_Material provided_
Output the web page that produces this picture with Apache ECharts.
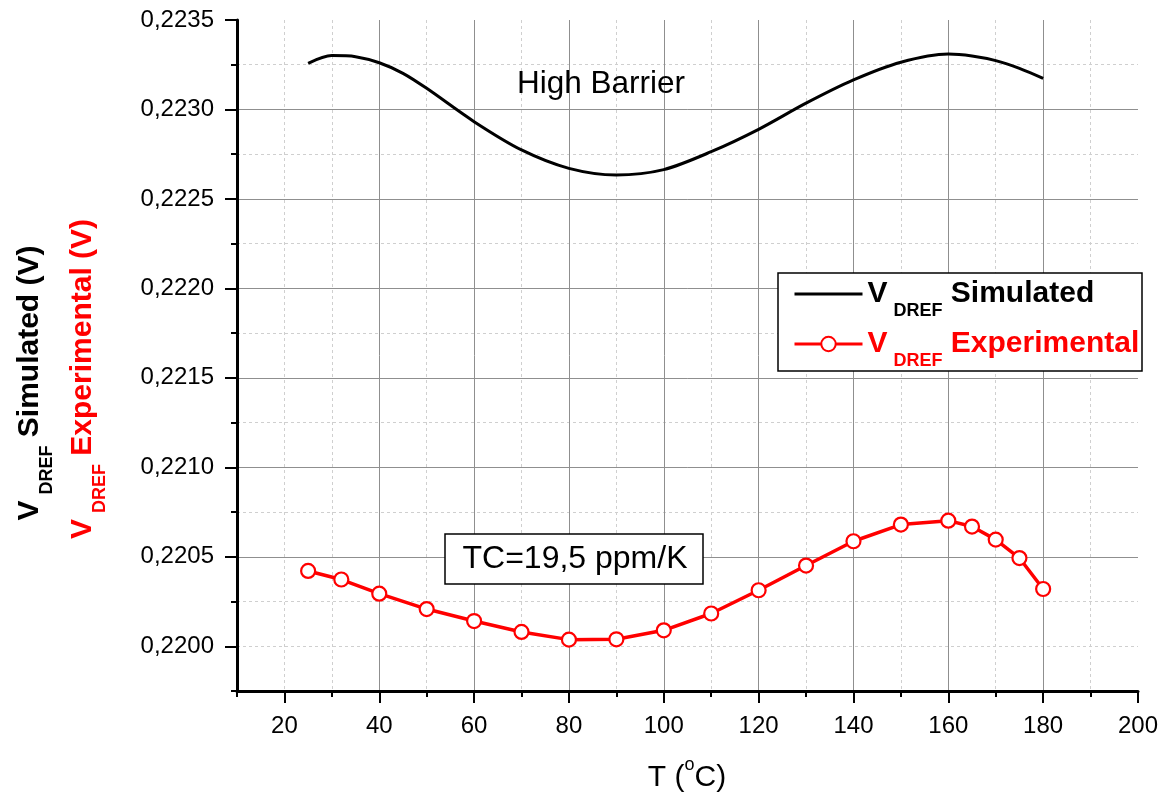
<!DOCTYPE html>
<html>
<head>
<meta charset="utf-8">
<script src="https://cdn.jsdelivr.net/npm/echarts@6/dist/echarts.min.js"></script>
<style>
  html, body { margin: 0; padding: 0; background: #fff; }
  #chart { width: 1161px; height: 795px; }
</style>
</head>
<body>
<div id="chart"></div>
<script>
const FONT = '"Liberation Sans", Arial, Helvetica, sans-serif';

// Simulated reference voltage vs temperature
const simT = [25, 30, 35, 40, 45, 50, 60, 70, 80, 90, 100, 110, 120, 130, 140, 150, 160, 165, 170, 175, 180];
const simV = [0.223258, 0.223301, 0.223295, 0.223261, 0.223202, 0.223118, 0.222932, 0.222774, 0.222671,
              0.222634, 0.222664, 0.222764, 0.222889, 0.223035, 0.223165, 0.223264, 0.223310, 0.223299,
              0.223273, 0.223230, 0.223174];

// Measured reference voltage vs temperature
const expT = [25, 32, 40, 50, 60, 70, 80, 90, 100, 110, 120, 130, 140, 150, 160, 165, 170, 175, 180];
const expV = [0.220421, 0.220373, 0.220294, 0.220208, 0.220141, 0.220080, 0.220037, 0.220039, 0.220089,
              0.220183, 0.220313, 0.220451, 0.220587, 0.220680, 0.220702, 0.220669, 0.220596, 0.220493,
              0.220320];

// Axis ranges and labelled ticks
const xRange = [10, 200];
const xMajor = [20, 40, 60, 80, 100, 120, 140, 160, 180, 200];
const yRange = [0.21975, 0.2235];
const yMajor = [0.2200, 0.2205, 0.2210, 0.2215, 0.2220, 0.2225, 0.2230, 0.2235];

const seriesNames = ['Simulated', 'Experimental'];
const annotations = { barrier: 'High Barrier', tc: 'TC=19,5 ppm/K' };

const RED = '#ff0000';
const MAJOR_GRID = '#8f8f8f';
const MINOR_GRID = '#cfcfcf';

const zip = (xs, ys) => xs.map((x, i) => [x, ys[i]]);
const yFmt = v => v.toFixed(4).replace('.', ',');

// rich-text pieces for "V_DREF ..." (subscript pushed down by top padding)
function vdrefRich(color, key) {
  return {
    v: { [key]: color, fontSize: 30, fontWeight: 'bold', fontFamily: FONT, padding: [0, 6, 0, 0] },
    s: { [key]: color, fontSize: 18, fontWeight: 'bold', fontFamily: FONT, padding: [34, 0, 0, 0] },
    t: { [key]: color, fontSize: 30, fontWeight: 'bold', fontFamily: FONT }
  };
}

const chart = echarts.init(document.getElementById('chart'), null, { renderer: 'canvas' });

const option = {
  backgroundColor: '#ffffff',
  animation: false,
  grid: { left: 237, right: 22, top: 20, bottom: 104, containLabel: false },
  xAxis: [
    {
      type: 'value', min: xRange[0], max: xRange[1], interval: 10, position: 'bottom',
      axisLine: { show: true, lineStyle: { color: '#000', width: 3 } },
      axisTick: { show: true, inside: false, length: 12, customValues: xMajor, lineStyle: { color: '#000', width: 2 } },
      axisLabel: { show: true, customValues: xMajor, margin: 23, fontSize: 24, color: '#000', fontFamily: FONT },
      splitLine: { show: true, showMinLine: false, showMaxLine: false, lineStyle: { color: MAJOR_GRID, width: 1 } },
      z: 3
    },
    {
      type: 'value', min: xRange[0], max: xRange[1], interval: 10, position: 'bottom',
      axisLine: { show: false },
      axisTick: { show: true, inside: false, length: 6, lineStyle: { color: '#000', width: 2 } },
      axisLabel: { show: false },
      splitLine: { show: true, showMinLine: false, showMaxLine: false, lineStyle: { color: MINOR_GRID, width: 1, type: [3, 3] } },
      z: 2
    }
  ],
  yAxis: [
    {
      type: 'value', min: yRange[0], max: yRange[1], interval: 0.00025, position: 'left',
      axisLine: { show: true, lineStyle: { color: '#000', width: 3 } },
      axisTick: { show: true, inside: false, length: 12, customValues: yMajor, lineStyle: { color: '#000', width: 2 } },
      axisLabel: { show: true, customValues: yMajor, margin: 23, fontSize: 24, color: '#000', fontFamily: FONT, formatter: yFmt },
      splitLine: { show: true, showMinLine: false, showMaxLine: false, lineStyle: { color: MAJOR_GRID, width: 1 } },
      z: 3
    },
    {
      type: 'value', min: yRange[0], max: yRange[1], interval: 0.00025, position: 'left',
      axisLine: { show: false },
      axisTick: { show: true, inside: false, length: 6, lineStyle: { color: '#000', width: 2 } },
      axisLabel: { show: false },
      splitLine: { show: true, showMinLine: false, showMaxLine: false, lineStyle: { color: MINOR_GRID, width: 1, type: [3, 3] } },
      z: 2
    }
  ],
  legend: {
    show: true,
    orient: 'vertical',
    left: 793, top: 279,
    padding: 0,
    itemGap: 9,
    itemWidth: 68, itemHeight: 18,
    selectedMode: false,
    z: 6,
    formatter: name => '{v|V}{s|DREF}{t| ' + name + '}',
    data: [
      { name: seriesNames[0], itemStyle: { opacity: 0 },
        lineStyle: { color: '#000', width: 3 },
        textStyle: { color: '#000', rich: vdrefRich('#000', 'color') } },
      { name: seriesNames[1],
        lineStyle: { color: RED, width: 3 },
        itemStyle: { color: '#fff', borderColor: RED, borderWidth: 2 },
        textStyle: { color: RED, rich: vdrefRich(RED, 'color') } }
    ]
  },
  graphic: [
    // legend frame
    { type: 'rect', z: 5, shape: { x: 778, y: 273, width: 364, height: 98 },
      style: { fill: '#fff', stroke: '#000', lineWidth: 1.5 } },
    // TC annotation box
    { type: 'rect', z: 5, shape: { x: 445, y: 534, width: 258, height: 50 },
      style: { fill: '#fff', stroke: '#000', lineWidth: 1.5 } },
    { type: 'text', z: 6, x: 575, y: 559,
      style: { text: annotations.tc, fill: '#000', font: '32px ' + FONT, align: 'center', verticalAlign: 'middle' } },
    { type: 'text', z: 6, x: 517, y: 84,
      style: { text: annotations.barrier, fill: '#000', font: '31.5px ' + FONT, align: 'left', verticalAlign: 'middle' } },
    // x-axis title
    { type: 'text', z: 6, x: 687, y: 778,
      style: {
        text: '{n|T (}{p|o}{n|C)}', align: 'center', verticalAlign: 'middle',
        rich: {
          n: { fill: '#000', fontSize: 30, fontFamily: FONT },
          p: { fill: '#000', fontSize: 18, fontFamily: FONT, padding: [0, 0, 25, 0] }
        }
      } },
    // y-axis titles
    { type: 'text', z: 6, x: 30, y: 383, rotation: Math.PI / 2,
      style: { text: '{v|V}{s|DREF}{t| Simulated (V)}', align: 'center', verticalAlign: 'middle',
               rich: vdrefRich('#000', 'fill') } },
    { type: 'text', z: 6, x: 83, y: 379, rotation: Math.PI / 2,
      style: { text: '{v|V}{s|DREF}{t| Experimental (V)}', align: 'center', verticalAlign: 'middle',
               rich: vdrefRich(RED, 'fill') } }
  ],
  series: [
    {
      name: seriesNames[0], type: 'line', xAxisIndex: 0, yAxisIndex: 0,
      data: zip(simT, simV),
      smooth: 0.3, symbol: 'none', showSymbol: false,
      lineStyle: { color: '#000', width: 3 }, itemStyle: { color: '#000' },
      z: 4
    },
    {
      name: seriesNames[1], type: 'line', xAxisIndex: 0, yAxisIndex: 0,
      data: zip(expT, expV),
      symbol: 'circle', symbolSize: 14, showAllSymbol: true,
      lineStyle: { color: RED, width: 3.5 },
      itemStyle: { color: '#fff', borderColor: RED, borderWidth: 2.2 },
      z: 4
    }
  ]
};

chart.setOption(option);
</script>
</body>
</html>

_Required task_
Give back the whole listing as it stands, minus its pictures.

_Answer in full_
Output the web page that produces this picture with Apache ECharts.
<!DOCTYPE html>
<html>
<head>
<meta charset="utf-8">
<script src="https://cdn.jsdelivr.net/npm/echarts@6/dist/echarts.min.js"></script>
<style>
  html, body { margin: 0; padding: 0; background: #fff; }
  #chart { width: 1161px; height: 795px; }
</style>
</head>
<body>
<div id="chart"></div>
<script>
const FONT = '"Liberation Sans", Arial, Helvetica, sans-serif';

// Simulated reference voltage vs temperature
const simT = [25, 30, 35, 40, 45, 50, 60, 70, 80, 90, 100, 110, 120, 130, 140, 150, 160, 165, 170, 175, 180];
const simV = [0.223258, 0.223301, 0.223295, 0.223261, 0.223202, 0.223118, 0.222932, 0.222774, 0.222671,
              0.222634, 0.222664, 0.222764, 0.222889, 0.223035, 0.223165, 0.223264, 0.223310, 0.223299,
              0.223273, 0.223230, 0.223174];

// Measured reference voltage vs temperature
const expT = [25, 32, 40, 50, 60, 70, 80, 90, 100, 110, 120, 130, 140, 150, 160, 165, 170, 175, 180];
const expV = [0.220421, 0.220373, 0.220294, 0.220208, 0.220141, 0.220080, 0.220037, 0.220039, 0.220089,
              0.220183, 0.220313, 0.220451, 0.220587, 0.220680, 0.220702, 0.220669, 0.220596, 0.220493,
              0.220320];

// Axis ranges and labelled ticks
const xRange = [10, 200];
const xMajor = [20, 40, 60, 80, 100, 120, 140, 160, 180, 200];
const yRange = [0.21975, 0.2235];
const yMajor = [0.2200, 0.2205, 0.2210, 0.2215, 0.2220, 0.2225, 0.2230, 0.2235];

const seriesNames = ['Simulated', 'Experimental'];
const annotations = { barrier: 'High Barrier', tc: 'TC=19,5 ppm/K' };

const RED = '#ff0000';
const MAJOR_GRID = '#8f8f8f';
const MINOR_GRID = '#cfcfcf';

const zip = (xs, ys) => xs.map((x, i) => [x, ys[i]]);
const yFmt = v => v.toFixed(4).replace('.', ',');

// rich-text pieces for "V_DREF ..." (subscript pushed down by top padding)
function vdrefRich(color, key) {
  return {
    v: { [key]: color, fontSize: 30, fontWeight: 'bold', fontFamily: FONT, padding: [0, 6, 0, 0] },
    s: { [key]: color, fontSize: 18, fontWeight: 'bold', fontFamily: FONT, padding: [34, 0, 0, 0] },
    t: { [key]: color, fontSize: 30, fontWeight: 'bold', fontFamily: FONT }
  };
}

const chart = echarts.init(document.getElementById('chart'), null, { renderer: 'canvas' });

const option = {
  backgroundColor: '#ffffff',
  animation: false,
  grid: { left: 237, right: 22, top: 20, bottom: 104, containLabel: false },
  xAxis: [
    {
      type: 'value', min: xRange[0], max: xRange[1], interval: 10, position: 'bottom',
      axisLine: { show: true, lineStyle: { color: '#000', width: 3 } },
      axisTick: { show: true, inside: false, length: 12, customValues: xMajor, lineStyle: { color: '#000', width: 2 } },
      axisLabel: { show: true, customValues: xMajor, margin: 23, fontSize: 24, color: '#000', fontFamily: FONT },
      splitLine: { show: true, showMinLine: false, showMaxLine: false, lineStyle: { color: MAJOR_GRID, width: 1 } },
      z: 3
    },
    {
      type: 'value', min: xRange[0], max: xRange[1], interval: 10, position: 'bottom',
      axisLine: { show: false },
      axisTick: { show: true, inside: false, length: 6, lineStyle: { color: '#000', width: 2 } },
      axisLabel: { show: false },
      splitLine: { show: true, showMinLine: false, showMaxLine: false, lineStyle: { color: MINOR_GRID, width: 1, type: [3, 3] } },
      z: 2
    }
  ],
  yAxis: [
    {
      type: 'value', min: yRange[0], max: yRange[1], interval: 0.00025, position: 'left',
      axisLine: { show: true, lineStyle: { color: '#000', width: 3 } },
      axisTick: { show: true, inside: false, length: 12, customValues: yMajor, lineStyle: { color: '#000', width: 2 } },
      axisLabel: { show: true, customValues: yMajor, margin: 23, fontSize: 24, color: '#000', fontFamily: FONT, formatter: yFmt },
      splitLine: { show: true, showMinLine: false, showMaxLine: false, lineStyle: { color: MAJOR_GRID, width: 1 } },
      z: 3
    },
    {
      type: 'value', min: yRange[0], max: yRange[1], interval: 0.00025, position: 'left',
      axisLine: { show: false },
      axisTick: { show: true, inside: false, length: 6, lineStyle: { color: '#000', width: 2 } },
      axisLabel: { show: false },
      splitLine: { show: true, showMinLine: false, showMaxLine: false, lineStyle: { color: MINOR_GRID, width: 1, type: [3, 3] } },
      z: 2
    }
  ],
  legend: {
    show: true,
    orient: 'vertical',
    left: 793, top: 279,
    padding: 0,
    itemGap: 9,
    itemWidth: 68, itemHeight: 18,
    selectedMode: false,
    z: 6,
    formatter: name => '{v|V}{s|DREF}{t| ' + name + '}',
    data: [
      { name: seriesNames[0], itemStyle: { opacity: 0 },
        lineStyle: { color: '#000', width: 3 },
        textStyle: { color: '#000', rich: vdrefRich('#000', 'color') } },
      { name: seriesNames[1],
        lineStyle: { color: RED, width: 3 },
        itemStyle: { color: '#fff', borderColor: RED, borderWidth: 2 },
        textStyle: { color: RED, rich: vdrefRich(RED, 'color') } }
    ]
  },
  graphic: [
    // legend frame
    { type: 'rect', z: 5, shape: { x: 778, y: 273, width: 364, height: 98 },
      style: { fill: '#fff', stroke: '#000', lineWidth: 1.5 } },
    // TC annotation box
    { type: 'rect', z: 5, shape: { x: 445, y: 534, width: 258, height: 50 },
      style: { fill: '#fff', stroke: '#000', lineWidth: 1.5 } },
    { type: 'text', z: 6, x: 575, y: 559,
      style: { text: annotations.tc, fill: '#000', font: '32px ' + FONT, align: 'center', verticalAlign: 'middle' } },
    { type: 'text', z: 6, x: 517, y: 84,
      style: { text: annotations.barrier, fill: '#000', font: '31.5px ' + FONT, align: 'left', verticalAlign: 'middle' } },
    // x-axis title
    { type: 'text', z: 6, x: 687, y: 778,
      style: {
        text: '{n|T (}{p|o}{n|C)}', align: 'center', verticalAlign: 'middle',
        rich: {
          n: { fill: '#000', fontSize: 30, fontFamily: FONT },
          p: { fill: '#000', fontSize: 18, fontFamily: FONT, padding: [0, 0, 25, 0] }
        }
      } },
    // y-axis titles
    { type: 'text', z: 6, x: 30, y: 383, rotation: Math.PI / 2,
      style: { text: '{v|V}{s|DREF}{t| Simulated (V)}', align: 'center', verticalAlign: 'middle',
               rich: vdrefRich('#000', 'fill') } },
    { type: 'text', z: 6, x: 83, y: 379, rotation: Math.PI / 2,
      style: { text: '{v|V}{s|DREF}{t| Experimental (V)}', align: 'center', verticalAlign: 'middle',
               rich: vdrefRich(RED, 'fill') } }
  ],
  series: [
    {
      name: seriesNames[0], type: 'line', xAxisIndex: 0, yAxisIndex: 0,
      data: zip(simT, simV),
      smooth: 0.3, symbol: 'none', showSymbol: false,
      lineStyle: { color: '#000', width: 3 }, itemStyle: { color: '#000' },
      z: 4
    },
    {
      name: seriesNames[1], type: 'line', xAxisIndex: 0, yAxisIndex: 0,
      data: zip(expT, expV),
      symbol: 'circle', symbolSize: 14, showAllSymbol: true,
      lineStyle: { color: RED, width: 3.5 },
      itemStyle: { color: '#fff', borderColor: RED, borderWidth: 2.2 },
      z: 4
    }
  ]
};

chart.setOption(option);
</script>
</body>
</html>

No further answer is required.